The roll call of state delegations affirming Romney as the party's nominee now is to unfold Tuesday, an evening capped by speeches from wife Ann Romney and Republican governors. Ryan gets the prime-time spotlight Wednesday, and Romney closes out the spectacle Thursday night, his springboard into the final leg of the contest.
But the storm risked the juxtaposition of Republicans partying as a potential hurricane churned toward the gulf shore.
"Obviously we want to pray for anyone that's in the pathway of this storm," Party Chairman Reince Priebus said Monday on NBC's "Today" show, "but the message is still the same: that all Americans deserve a better future and that this president ... didn't keep the promises he made in 2008."
It was clear that memories of Hurricane Katrina, and the failure of a Republican administration to respond effectively to its devastation in 2005, were hanging over the convention. Republicans have been so sensitive to the political risks from natural disasters that they delayed the start of their national convention by a day in 2008, when Hurricane Gustav bore down on the Gulf, far from their meeting in Minnesota.
Tampa, the site of this year's convention, early on had been seen as possibly being in the storm's direct path, but Isaac has taken a more western course.

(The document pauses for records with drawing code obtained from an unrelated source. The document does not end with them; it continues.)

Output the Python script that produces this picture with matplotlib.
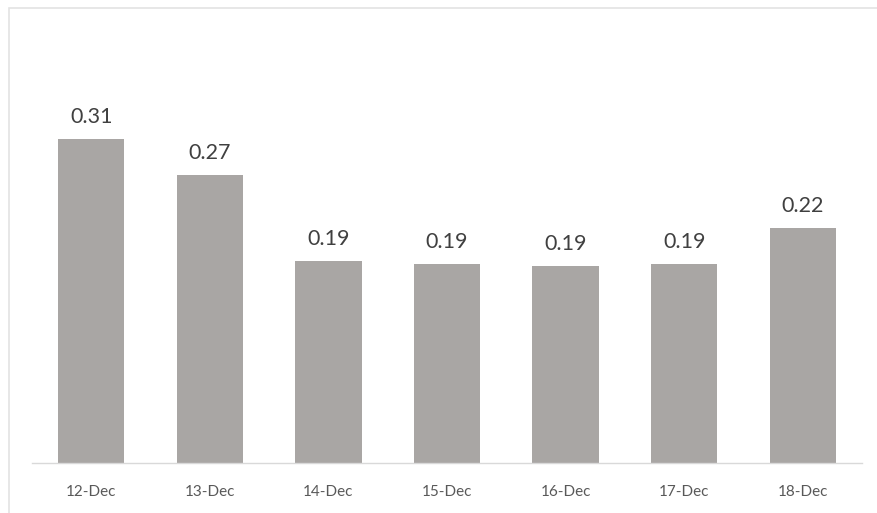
import matplotlib.pyplot as plt
from matplotlib.patches import Rectangle

days = ["12-Dec", "13-Dec", "14-Dec", "15-Dec", "16-Dec", "17-Dec", "18-Dec"]
values = [0.306, 0.272, 0.191, 0.188, 0.186, 0.188, 0.222]

W, H = 877, 513
fig = plt.figure(figsize=(W / 100, H / 100), dpi=100)
plt.rcParams["font.family"] = ["Lato", "DejaVu Sans"]

# plot area in pixels: baseline at y=463, x from 32 to 862
ax = fig.add_axes([32 / W, (H - 463) / H, 830 / W, (463 - 92) / H])

ax.bar(range(len(days)), values, width=0.56, color="#a9a6a4")
for i, v in enumerate(values):
    ax.text(i, v + 0.011, f"{v:.2f}", ha="center", va="bottom",
            fontsize=15.5, color="#404040")

ax.set_xlim(-0.5, len(days) - 0.5)
ax.set_ylim(0, 0.35)
ax.set_xticks(range(len(days)))
ax.set_xticklabels(days, fontsize=11, color="#595959")
ax.tick_params(axis="x", length=0, pad=16)
ax.set_yticks([])
for s in ["top", "right", "left"]:
    ax.spines[s].set_visible(False)
ax.spines["bottom"].set_color("#d9d9d9")
ax.spines["bottom"].set_linewidth(1)

# light chart border (top and left visible)
fig.patches.append(Rectangle((9 / W, -0.1), 1.2, (H - 8) / H + 0.1,
                             transform=fig.transFigure, fill=False,
                             edgecolor="#e3e3e3", linewidth=1.2))

fig.savefig("out.png", dpi=100)
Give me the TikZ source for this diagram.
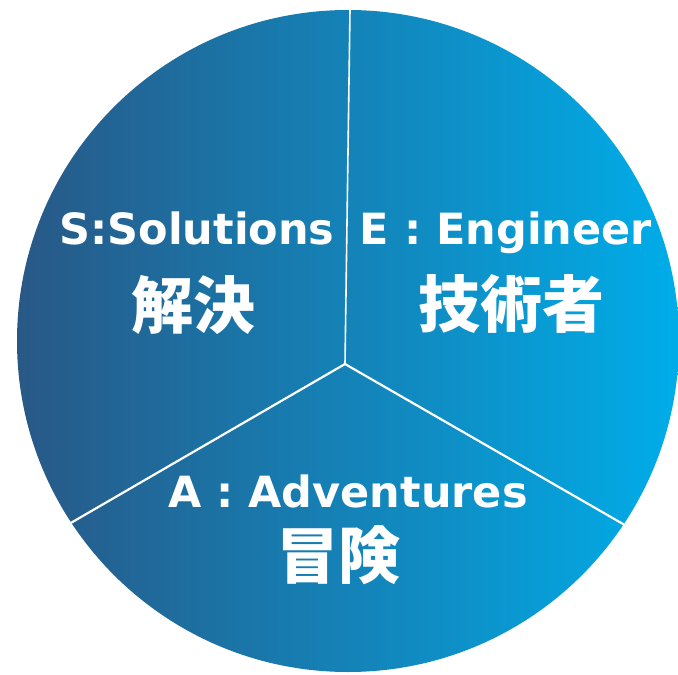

The storm was a complication, at best, for a party determined to cast the close election as a referendum on Obama's economic stewardship and Romney as the best hope for jobs and prosperity.
In Washington, aides said Obama was being updated at the White House on the storm. He was still planning a two-day campaign trip to Iowa, Colorado and Virginia, beginning Tuesday morning.
The tight election is coming down to several battleground states whose residents can't be counted on to reliably vote for one party or another: Florida, North Carolina, Virginia, New Hampshire, Ohio, Iowa, Colorado and Nevada. The U.S.¬ president is not chosen according to the nationwide popular vote but in state-by-state contests. Obama and Romney have been campaigning in those states over and over in recent weeks.
At the symbolic 10-minute opening session of the Republican gathering Monday, party officials launched a debt clock to show how much the government will borrow during the convention week alone. The party hammers Obama for running up government debt to record levels.